On-pack QR codes route consumers into a custom Genius-hosted microsite experience where they can explore the discussion, watch additional video content, and enter surprise sweepstakes. From a marketing operations standpoint, QR-driven packaging functions as a durable distribution layer: it extends campaign reach into retail environments while creating a measurable bridge from offline exposure to owned digital engagement.

The campaign is supported across out-of-home, audio, retail, digital, and social channels, with amplification by Genius and Complex through custom co-branded social content.

What this means for marketers

“Living” campaign formats are increasingly about building repeatable attention loops rather than one-time launches. Sprite’s execution offers a few practical lessons.

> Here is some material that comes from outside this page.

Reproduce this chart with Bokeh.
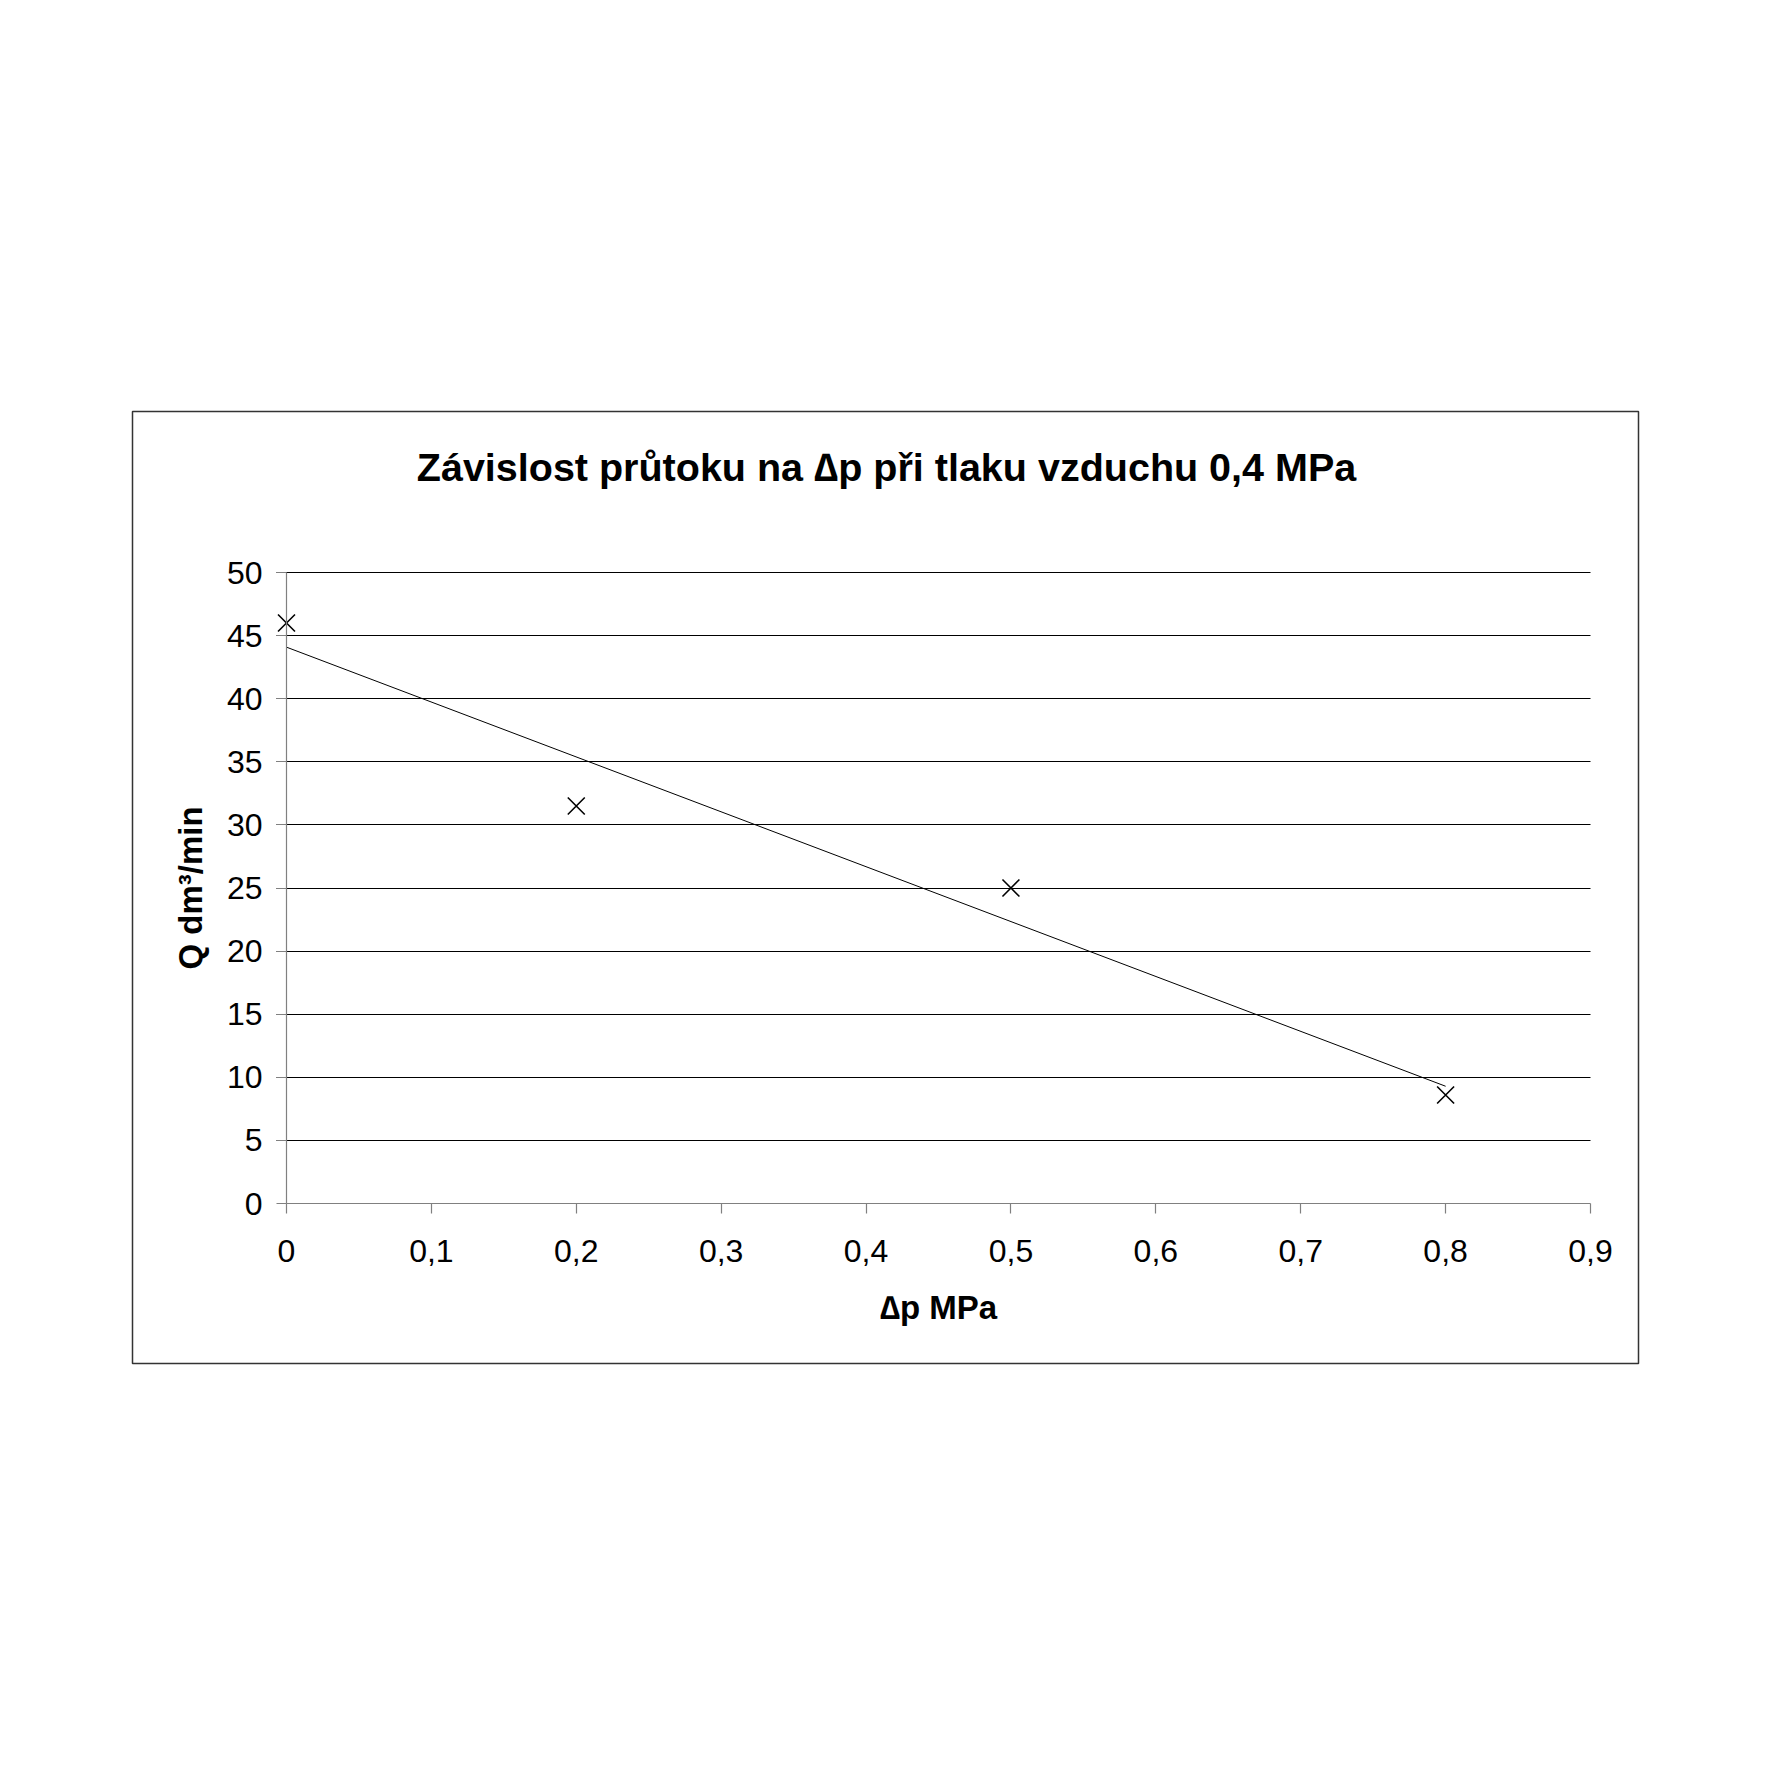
import numpy as np
from bokeh.plotting import figure
from bokeh.models import Range1d, FixedTicker, Label
from bokeh.embed import file_html
from bokeh.resources import INLINE

# data
dp = [0.0, 0.2, 0.5, 0.8]
flow = [46.0, 31.5, 25.0, 8.6]
x_ticks = [0.0, 0.1, 0.2, 0.3, 0.4, 0.5, 0.6, 0.7, 0.8, 0.9]
x_tick_labels = ["0", "0,1", "0,2", "0,3", "0,4", "0,5", "0,6", "0,7", "0,8", "0,9"]
y_ticks = [0, 5, 10, 15, 20, 25, 30, 35, 40, 45, 50]
title_text = "Závislost průtoku na \u2206p při tlaku vzduchu 0,4 MPa"
x_label = "\u2206p MPa"
y_label = "Q dm\u00b3/min"

FONT = "Liberation Sans"

# layout (pixels on the page): chart box and plot area
BOX_L, BOX_T, BOX_R, BOX_B = 132, 411, 1638, 1363
AREA_L, AREA_T, AREA_R, AREA_B = 286, 572, 1590, 1203
X0, X1 = x_ticks[0], x_ticks[-1]
Y0, Y1 = y_ticks[0], y_ticks[-1]
px_x = (AREA_R - AREA_L) / (X1 - X0)
px_y = (AREA_B - AREA_T) / (Y1 - Y0)
x_start = X0 - (AREA_L - BOX_L) / px_x
x_end = X1 + (BOX_R - AREA_R) / px_x
y_start = Y0 - (BOX_B - AREA_B) / px_y
y_end = Y1 + (AREA_T - BOX_T) / px_y

W = H = 1757
p = figure(width=W, height=H, output_backend="svg", toolbar_location=None,
           x_range=Range1d(x_start, x_end), y_range=Range1d(y_start, y_end),
           min_border_left=BOX_L, min_border_top=BOX_T,
           min_border_right=W - BOX_R, min_border_bottom=H - BOX_B)
p.outline_line_color = "#333333"
p.outline_line_width = 1.5
p.background_fill_color = "white"
p.border_fill_color = "white"

# trendline (linear least squares of the measured points)
k, q = np.polyfit(dp, flow, 1)
tx = [min(dp), max(dp)]
p.line(tx, [k * v + q for v in tx], line_color="black", line_width=1)

p.scatter(dp, flow, marker="x", size=24, line_color="black", line_width=1.6)

for ax in (p.xaxis[0], p.yaxis[0]):
    ax.fixed_location = 0
    ax.axis_line_color = "#808080"
    ax.axis_line_width = 1.2
    ax.major_tick_line_color = "#808080"
    ax.major_tick_line_width = 1.2
    ax.major_tick_out = 10
    ax.major_tick_in = 0
    ax.minor_tick_line_color = None
    ax.major_label_text_font = FONT
    ax.major_label_text_font_size = "32px"
    ax.major_label_text_color = "black"
    ax.axis_label_text_font = FONT
    ax.axis_label_text_font_style = "bold"
    ax.axis_label_text_font_size = "33px"
    ax.axis_label_text_color = "black"

p.xaxis.bounds = (X0, X1)
p.yaxis.bounds = (Y0, Y1)
p.xaxis.ticker = FixedTicker(ticks=x_ticks)
p.xaxis.major_label_overrides = {t: s for t, s in zip(x_ticks, x_tick_labels)}
p.yaxis.ticker = FixedTicker(ticks=y_ticks)
p.xaxis.axis_label = x_label
p.yaxis.axis_label = y_label
p.xaxis.major_label_standoff = 26
p.yaxis.major_label_standoff = 14
p.xaxis.axis_label_standoff = 24
p.yaxis.axis_label_standoff = 15

p.xgrid.grid_line_color = None
p.ygrid.ticker = FixedTicker(ticks=y_ticks[1:])
p.ygrid.grid_line_color = "black"
p.ygrid.grid_line_width = 1
p.ygrid.cross_bounds = (X0 - 10 / px_x, X1)

p.add_layout(Label(x=X0 + (886 - AREA_L) / px_x, y=Y0 + (AREA_B - 466) / px_y,
                   text=title_text, text_align="center",
                   text_baseline="alphabetic", text_font=FONT, text_font_style="bold",
                   text_font_size="39.5px", text_color="black"))

open("out.html", "w").write(file_html(p, INLINE))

  1. Treat participation as the product, not just a tactic
    The concept is structured to invite argument and revision. That reframes engagement from “react to our message” to “help shape the artifact,” which can lift repeat visits and sharing.
  2. Use long-form as the source asset for many short-form moments
    A 40-minute panel discussion provides a deep well of clips, quotes, and side debates. That is a scalable way to keep social output consistent without inventing a new premise every week.
  3. Make packaging a navigational layer into owned experiences
    QR codes tied to a campaign microsite turn packaging into a persistent entry point. It also helps connect retail presence to measurable digital behaviors, which is often hard to do with brand campaigns.
  4. Partner where audiences already “do the behavior”
    Genius is a natural context for lyric-driven storytelling and discovery. When the partner’s product aligns with the campaign mechanic, the experience can feel less like an ad destination and more like an extension of existing fan behavior.
  5. License and rights decisions can be part of the strategic signal
    Licensing a large set of songs and printing lyrics across many packaging variations signals investment and commitment to the creative idea. For marketers, it is a reminder that production choices (rights, artwork volume, formats) can be central to the strategy, not just execution details.

Over time, the durability of this approach will depend on whether the playlist continues to evolve in a way that feels responsive, not pre-scripted. The most effective “always-on” cultural campaigns tend to succeed when audiences can see evidence that participation changes outcomes.

For brand teams, the bigger takeaway is that cultural marketing can be structured like a product: define the mechanic, build distribution across touchpoints, and plan for iteration cycles, not just launch day.